If you were building drainage structures in the second half of the 20th century, CMP was the pipe for you. It was cheap, easy to install, strong, durable and available in any size.

Last week, a 108-inch section of CMP near Chapel Hills Mall collapsed. The corroded pipe couldn’t handle localized flooding from a passing thunderstorm.

As it happens, it’s time to replace almost all of the city’s CMP. At 20 years, it’s like a car with 150,000 miles on the odometer — nearing the end of its useful life.

Replacing the projected 32 miles of CMP in subdivisions constructed before 1990 won’t be cheap.

At an estimated $134.4 million, it accounts for 20 percent of the total PPRDA estimate of city stormwater needs.

That should please the mayor, but he might like one minor organizational tweak as well.

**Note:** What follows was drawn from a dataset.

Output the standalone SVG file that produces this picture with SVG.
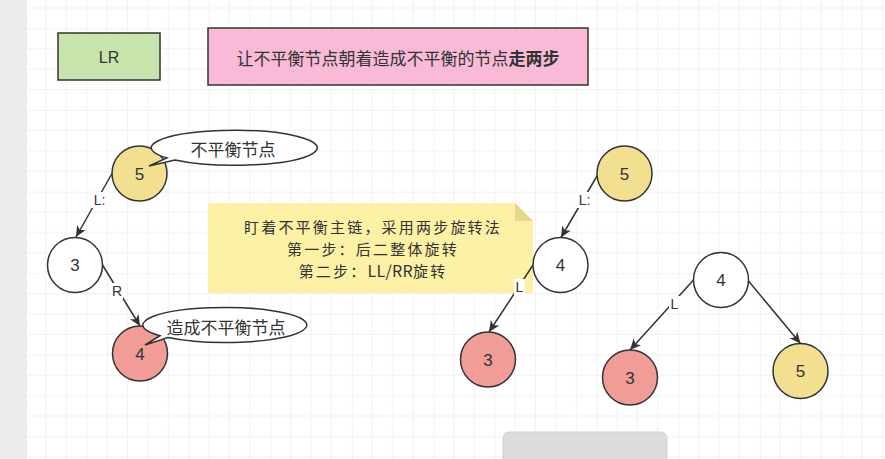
<svg xmlns="http://www.w3.org/2000/svg" width="885" height="459" viewBox="0 0 885 459">
<defs>
<pattern id="grid" patternUnits="userSpaceOnUse" x="25.4" y="28.4" width="81.6" height="81.6">
<path d="M20.4 0V81.6M40.8 0V81.6M61.2 0V81.6M0 20.4H81.6M0 40.8H81.6M0 61.2H81.6" stroke="#f1f1f1" stroke-width="1" fill="none"/>
<path d="M0 0V81.6M0 0H81.6" stroke="#e6e6e6" stroke-width="1" fill="none"/>
</pattern>
<marker id="arr" markerUnits="userSpaceOnUse" markerWidth="14" markerHeight="12" refX="11" refY="5" orient="auto">
<path d="M0 0L11 5L0 10L3 5Z" fill="#333"/>
</marker>
</defs>
<style>
text{font-family:"Liberation Sans","Noto Sans CJK SC",sans-serif;fill:#333;text-anchor:middle;dominant-baseline:central}
.cjk{font-family:"Noto Sans CJK SC",sans-serif;font-size:17px}
.note{font-family:"Noto Sans CJK SC",sans-serif;font-size:15px;letter-spacing:2.2px}
.lat{letter-spacing:0.3px;font-size:16px}
.node{stroke:#333;stroke-width:1.5}
.num{font-size:17px}
.edge{stroke:#333;stroke-width:1.5;fill:none;marker-end:url(#arr)}
.lbl{font-size:14px}
.lblbg{fill:#fff}
</style>
<rect width="885" height="459" fill="#fff"/>
<rect width="885" height="459" fill="url(#grid)"/>
<rect x="0" y="0" width="27" height="459" fill="#eaecee"/>
<rect x="503" y="432" width="164" height="40" rx="6" fill="#dcdcdc" stroke="#d0d0d0"/>

<g id="title-lr">
<rect x="58" y="33" width="102" height="47" fill="#c6e4ac" stroke="#333" stroke-width="1.5"/>
<text x="109" y="57" font-size="16">LR</text>
</g>
<g id="title-desc">
<rect x="208" y="28" width="380" height="57" fill="#f8bad6" stroke="#333" stroke-width="1.5"/>
<text x="398" y="57" class="cjk">让不平衡节点朝着造成不平衡的节点<tspan font-weight="bold">走两步</tspan></text>
</g>

<g id="note">
<path d="M208 203H515L533 221V293H208Z" fill="#fdf1a6"/>
<path d="M515 203L533 221H515Z" fill="#e6d98f"/>
<text x="373" y="226" class="note">盯着不平衡主链，采用两步旋转法</text>
<text x="373" y="248" class="note">第一步：后二整体旋转</text>
<text x="373" y="270" class="note">第二步：<tspan class="lat">LL/RR</tspan>旋转</text>
</g>

<g id="connectors">
<line class="edge" x1="112" y1="173.5" x2="76" y2="237"/>
<line class="edge" x1="102.5" y1="265" x2="140" y2="326"/>
<line class="edge" x1="597" y1="176" x2="561" y2="237.5"/>
<line class="edge" x1="533" y1="265" x2="489" y2="332"/>
<line class="edge" x1="693.5" y1="280" x2="630" y2="350"/>
<line class="edge" x1="748.5" y1="281" x2="800.5" y2="343.5"/>
<rect class="lblbg" x="91" y="192" width="17" height="16"/>
<text x="99.5" y="200" class="lbl">L:</text>
<rect class="lblbg" x="111" y="283" width="12" height="16"/>
<text x="117" y="291" class="lbl">R</text>
<rect class="lblbg" x="576" y="192" width="17" height="16"/>
<text x="584.5" y="200" class="lbl">L:</text>
<rect class="lblbg" x="514" y="279" width="11" height="16"/>
<text x="519.5" y="287" class="lbl">L</text>
<rect class="lblbg" x="669" y="296" width="11" height="16"/>
<text x="674.5" y="304" class="lbl">L</text>
</g>

<g id="n5-left">
<circle class="node" cx="139.5" cy="173.5" r="27.5" fill="#f2df8f"/>
<text x="139.5" y="174" class="num">5</text>
</g>
<g id="callout-unbalanced">
<path d="M167 158A83 17.5 0 1 1 175 160L149 166Z" fill="#fff" stroke="#333" stroke-width="1.5" stroke-linejoin="miter"/>
<text x="233" y="148" class="cjk">不平衡节点</text>
</g>
<g id="n3-left">
<circle class="node" cx="75" cy="265" r="27.5" fill="#fff"/>
<text x="75" y="265.5" class="num">3</text>
</g>
<g id="n4-left">
<circle class="node" cx="140" cy="353.5" r="27.5" fill="#f29c97"/>
<text x="140" y="354" class="num">4</text>
</g>
<g id="callout-cause">
<path d="M160 335.7A82 17.5 0 1 1 168 337.6L145 345Z" fill="#fff" stroke="#333" stroke-width="1.5"/>
<text x="226" y="326" class="cjk">造成不平衡节点</text>
</g>

<g id="n5-mid">
<circle class="node" cx="624.5" cy="173.5" r="27.5" fill="#f2df8f"/>
<text x="624.5" y="174" class="num">5</text>
</g>
<g id="n4-mid">
<circle class="node" cx="560.5" cy="265" r="27.5" fill="#fff"/>
<text x="560.5" y="265.5" class="num">4</text>
</g>
<g id="n3-mid">
<circle class="node" cx="488" cy="359.5" r="27.5" fill="#f29c97"/>
<text x="488" y="360" class="num">3</text>
</g>

<g id="n4-right">
<circle class="node" cx="721" cy="280" r="27.5" fill="#fff"/>
<text x="721" y="280.5" class="num">4</text>
</g>
<g id="n3-right">
<circle class="node" cx="630" cy="377.5" r="27.5" fill="#f29c97"/>
<text x="630" y="378" class="num">3</text>
</g>
<g id="n5-right">
<circle class="node" cx="800.5" cy="371" r="27.5" fill="#f2df8f"/>
<text x="800.5" y="371.5" class="num">5</text>
</g>
</svg>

As currently structured, City Council chooses six of its members to sit on PPRDA’s 13-member board, and the Mayor holds a seat as well.

That’s eminently reasonable, but given the deep divisions on Council, it might make sense to let the mayor choose three of the councilors, with the other three selected by Council. There would still be six Council members on the board, but such a change would allow the mayor a little more say.

And who knows — it might even guarantee his enthusiastic support.


  1. Considering the importance of storm and flood water control for public safety – – and to local homes and businesses, but for those companies looking to locate in Colorado Springs and view how, as a community we meet infrastructure needs – – do you rate the importance of having the mayor be willing to stand in support of a measure the public has indicated as their favored solution? And how important might it be to show solidarity by having a joint press conference with the mayor joining in with other local leaders showing a unified leadership? A one-minute ‘Quick Poll’.
    Thank you.

  2. Anymore fees, tax increases or utilities increases will break my family. My family will have to literally go without one meal a month to pay this. With EVERYTHING increasing in price over the past two years and the amount of money I have to survive not keeping pace, this will cause our family hardship. We have already given up cell phones, cable and other routine and normal outings and items to be able to eat and save our home. I do not have anymore to give.

  3. Hello I’ am writing because maybe someone could shed some light on this issue. We as a community have always had flooding problems. Do to lack of preventive maintenance we are seeing these problems. I would ask where has the money allocated for these problems gone to! Being a native I have not seen any one be proactive about these problems. Tell me if I’ am wrong, but I thought plate fees and tax were to pay for roads and bridges? Also the state highway dept. use to mitigate streams and ditches every year when I was a kid. I would ask where has the money the money gone. Now we have a task force and they need money stop the madness! The city knows the problems we do not need the force. Do not be sheep and follow the dazzlers as they take from our wallets. They are leaches and need to be voted out before we all can not afford to live.

  4. These storm water issues would not be an issue if the city would not pillage the tax base with TIF taxes. This will be the same system favored to pay for the “City of Champions” project. Get rid of all the TIF taxes and there will be money for police, fire, roads, drainage and parks. It is not like the city is not raking in the money. It keeps dedicating its money to projects that no business would or could make money on. These TIF taxes can last over 3 decades and in some cases up to 50 years. Demand the city be responsible for what the taxes were already supposed to pay for.